Convertire… senza parole

Mercoledì delle Ceneri

Ogni anno, il cammino quaresimale ci chiede di metterci silenziosamente e serenamente in fila per ricevere sul capo un pugnetto di cenere e sentirci ripetere con austera solennità: <Convertitevi e credete al Vangelo>. La liturgia non ci chiede di rispondere nulla e di non aggiungere neanche un <Amen> rituale a questa parola. Sembra che la nostra risposta debba essere silenziosa e il nostro silenzio sia il modo più promettente per lasciarci interpellare senza fare promesse, ma semplicemente mettendoci in cammino aspettando che la risposta sia data dalla strada che sapremo percorrere in verità. La parola del Signore ci aiuta a radicare il nostro cammino di conversione nelle esigenze proprie del Vangelo che sembrano fare tutt’uno con la nostra vita intima e con la nostra umana compagnia. La preghiera deve essere segreta; l’elemosina non può che essere un segreto tra noi e il fratello più povero; il digiuno e la rinuncia non possono che toccare l’intimità del nostro corpo avvertito come luogo di relazione, di amore, di crescita. Tutto è ritmato da un ritornello: <e il Padre tuo, che vede nel segreto, ti ricompenserà> (Mt 6, 4). Questo ritornello è come l’intonazione inconfondibile di ogni Quaresima per diventare il ritmo segreto e intimo della nostra stessa vita di discepoli.

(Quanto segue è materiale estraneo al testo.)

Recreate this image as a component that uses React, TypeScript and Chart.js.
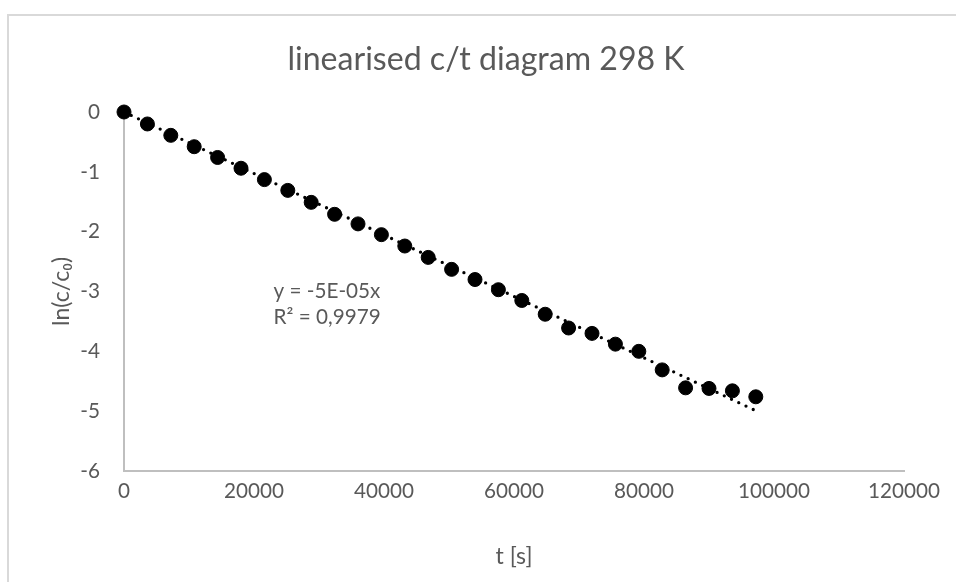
import { useEffect, useRef } from "react";
import { Chart, registerables } from "chart.js";

Chart.register(...registerables);

// ---- data ----
const times = [
  0, 3600, 7200, 10800, 14400, 18000, 21600, 25200, 28800, 32400, 36000, 39600,
  43200, 46800, 50400, 54000, 57600, 61200, 64800, 68400, 72000, 75600, 79200,
  82800, 86400, 90000, 93600, 97200,
];
const lnValues = [
  0, -0.2, -0.39, -0.58, -0.76, -0.94, -1.13, -1.31, -1.51, -1.71, -1.87, -2.05,
  -2.24, -2.43, -2.63, -2.8, -2.97, -3.15, -3.38, -3.61, -3.7, -3.88, -4.0,
  -4.31, -4.61, -4.62, -4.66, -4.76,
];
const xTicks = [0, 20000, 40000, 60000, 80000, 100000, 120000];
const yTicks = [0, -1, -2, -3, -4, -5, -6];

const chartTitle = "linearised c/t diagram 298 K";
const xTitle = "t [s]";
const yTitle = "ln(c/c\u2080)";
const trendLabel = ["y = -5E-05x", "R\u00b2 = 0,9979"];
const trendLabelAnchor = [23000, -3];

// trendline through the origin (least squares), as the spreadsheet fits it
const slope =
  times.reduce((s, t, i) => s + t * lnValues[i], 0) /
  times.reduce((s, t) => s + t * t, 0);
const trendPoints = [
  { x: times[0], y: slope * times[0] },
  { x: times[times.length - 1], y: slope * times[times.length - 1] },
];

const TEXT = "#595959";
const FONT = "Lato";

// pick a font size so that a sample string has the reference's width
function fitSize(text: string, width: number, fallback: number) {
  const c = document.createElement("canvas").getContext("2d");
  if (!c) return fallback;
  c.font = `100px ${FONT}`;
  const w = c.measureText(text).width;
  if (!w) return fallback;
  return Math.round((100 * width) / w * 10) / 10;
}

export default function App() {
  const ref = useRef<HTMLCanvasElement | null>(null);

  useEffect(() => {
    if (!ref.current) return;
    Chart.defaults.font.family = FONT;

    const titleSize = fitSize(chartTitle, 398, 32);
    const tickSize = fitSize("20000", 60, 20);
    const labelSize = fitSize(trendLabel[0], 107, 20);
    const axisTitleSize = fitSize(xTitle, 37, 23);

    const lh = (s: number) => s * 1.2;
    const titleTop = 60 - lh(titleSize) / 2;
    const titleBottom = 112 - titleTop - lh(titleSize);

    const trendLabelPlugin = {
      id: "trendLabel",
      afterDatasetsDraw(chart: any) {
        const { ctx, scales } = chart;
        const x = scales.x.getPixelForValue(trendLabelAnchor[0]);
        const y = scales.y.getPixelForValue(trendLabelAnchor[1]);
        ctx.save();
        ctx.font = `${labelSize}px ${FONT}`;
        ctx.fillStyle = TEXT;
        ctx.textAlign = "left";
        ctx.textBaseline = "middle";
        trendLabel.forEach((t, i) => ctx.fillText(t, x, y + i * 26));
        ctx.restore();
      },
    };

    const chart = new Chart(ref.current, {
      type: "scatter",
      data: {
        datasets: [
          {
            type: "line",
            label: "trend",
            data: trendPoints,
            borderColor: "#000",
            borderWidth: 3.3,
            borderDash: [0, 8],
            borderCapStyle: "round",
            pointRadius: 0,
            fill: false,
            clip: false,
          } as any,
          {
            label: "ln(c/c0)",
            data: times.map((t, i) => ({ x: t, y: lnValues[i] })),
            backgroundColor: "#000",
            borderColor: "#000",
            borderWidth: 1,
            pointRadius: 7,
            pointHoverRadius: 7,
            clip: false,
          } as any,
        ],
      },
      options: {
        responsive: false,
        animation: false,
        devicePixelRatio: 1,
        layout: { padding: 0 },
        plugins: {
          legend: { display: false },
          tooltip: { enabled: false },
          title: {
            display: true,
            text: chartTitle,
            color: TEXT,
            font: { family: FONT, size: titleSize, weight: "normal" },
            padding: { top: titleTop, bottom: titleBottom },
          },
        },
        scales: {
          x: {
            type: "linear",
            min: 0,
            max: 120000,
            afterBuildTicks: (s: any) => {
              s.ticks = xTicks.map((v) => ({ value: v }));
            },
            afterFit: (s: any) => {
              s.height = 111;
            },
            grid: { display: false, drawTicks: false },
            border: { display: true, color: "#bfbfbf", width: 2 },
            ticks: {
              color: TEXT,
              font: { family: FONT, size: tickSize },
              padding: 491 - 471 - lh(tickSize) / 2,
              maxRotation: 0,
              autoSkip: false,
              callback: (v: any) => String(v),
            },
            title: {
              display: true,
              text: xTitle,
              color: TEXT,
              font: { family: FONT, size: axisTitleSize },
              padding: { top: 0, bottom: 582 - 557 - lh(axisTitleSize) / 2 },
            },
          },
          y: {
            type: "linear",
            min: -6,
            max: 0,
            afterBuildTicks: (s: any) => {
              s.ticks = yTicks.map((v) => ({ value: v }));
            },
            afterFit: (s: any) => {
              s.width = 124;
            },
            grid: { display: false, drawTicks: false },
            border: { display: true, color: "#bfbfbf", width: 2 },
            ticks: {
              color: TEXT,
              font: { family: FONT, size: tickSize },
              padding: 24,
              callback: (v: any) => String(v),
            },
            title: {
              display: true,
              text: yTitle,
              color: TEXT,
              font: { family: FONT, size: axisTitleSize },
              padding: { top: 62 - lh(axisTitleSize) / 2, bottom: 0 },
            },
          },
          yRight: {
            type: "linear",
            position: "right",
            display: true,
            grid: { display: false, drawTicks: false },
            border: { display: false },
            ticks: { display: false },
            afterFit: (s: any) => {
              s.width = 68;
            },
          },
        },
      } as any,
      plugins: [trendLabelPlugin],
    });
    return () => chart.destroy();
  }, []);

  return (
    <div
      style={{
        position: "fixed",
        left: 0,
        top: 0,
        width: 956,
        height: 582,
        overflow: "hidden",
        background: "#fff",
      }}
    >
      <div
        style={{
          position: "absolute",
          left: 7,
          top: 14,
          width: 2000,
          height: 2000,
          border: "2px solid #d9d9d9",
          boxSizing: "border-box",
        }}
      />
      <canvas
        ref={ref}
        width={972}
        height={582}
        style={{ position: "absolute", left: 0, top: 0, width: 972, height: 582 }}
      />
    </div>
  );
}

Il tempo della Quaresima è un tempo propizio, l’apostolo lo dichiara <un momento favorevole> (2Cor 6, 2). Il cammino di preghiera, di carità, di attenzione è come una possibilità che doniamo a noi stessi per essere in verità ciò che sentiamo di essere profondamente. Il profeta Gioele si fa interprete della passione di Dio per noi che aspetta, da ciascuno di noi, una risposta e ci ricorda come e quanto <Il Signore si mostra geloso per la sua terra e si muove a compassione del suo popolo> (Gl 2, 18). Così il <corno> (2, 15) di guerra diventa l’invito a lottare contro tutto ciò che in noi e attorno a noi può oscurare il volto di Dio <misericordioso e pietoso, lento all’ira, di grande amore> (2, 13) stando attenti a non <suonare la tromba> (Mt 6, 2) della vanagloria. La cenere che profuma il nostro capo non è solo memoria della nostra mortalità e del nostro limite, è anche memoria della passione di Dio per noi che lo rende capace di ridurre a nulla – in cenere! – tutte le nostre colpe e i nostri errori. Come spiega padre Delfieux: <all’inizio della Quaresima non ci viene solo ricordato che siamo vasi fragili, caduchi e mortali>. Se il nostro venire dalla terra e ritornare alla terra è la verità prima non è né l’ultima né, tantomeno la principale, poiché <in questo vaso di argilla il Signore ha posto il tesoro della sua stessa vita>1.

Un passo ci viene chiesto per primo: metterci in fila e accogliere sulla nostra testa il segno di ciò che siamo, da cui veniamo e verso cui andiamo. Eppure, in questo silenzio potremo sentire uno sguardo su di noi ed è uno sguardo di fuoco capace di ridurre in cenere tutte le nostre paure facendoci sentire peccatori… perdonati e amati. Per sentire questo dobbiamo esporci fino a consegnarci al Padre mettendoci alla sequela del Signore Gesù che sale a Gerusalemme senza temere di scendere verso l’umiliazione. Forse nel silenzio assordante del Golgota la frase che ci viene oggi consegnata ha sostenuto la speranza del Crocifisso nel momento del più grande digiuno, il digiuno da se stessi: <ma solo il Padre tuo, che è nel segreto; e il Padre tuo, che vede nel segreto, ti ricompenserà> (Mt 6, 18).


1. P. M. DELFIEUX, Évangéliques, Parole et Silence, Les Plans 2013, p. 32.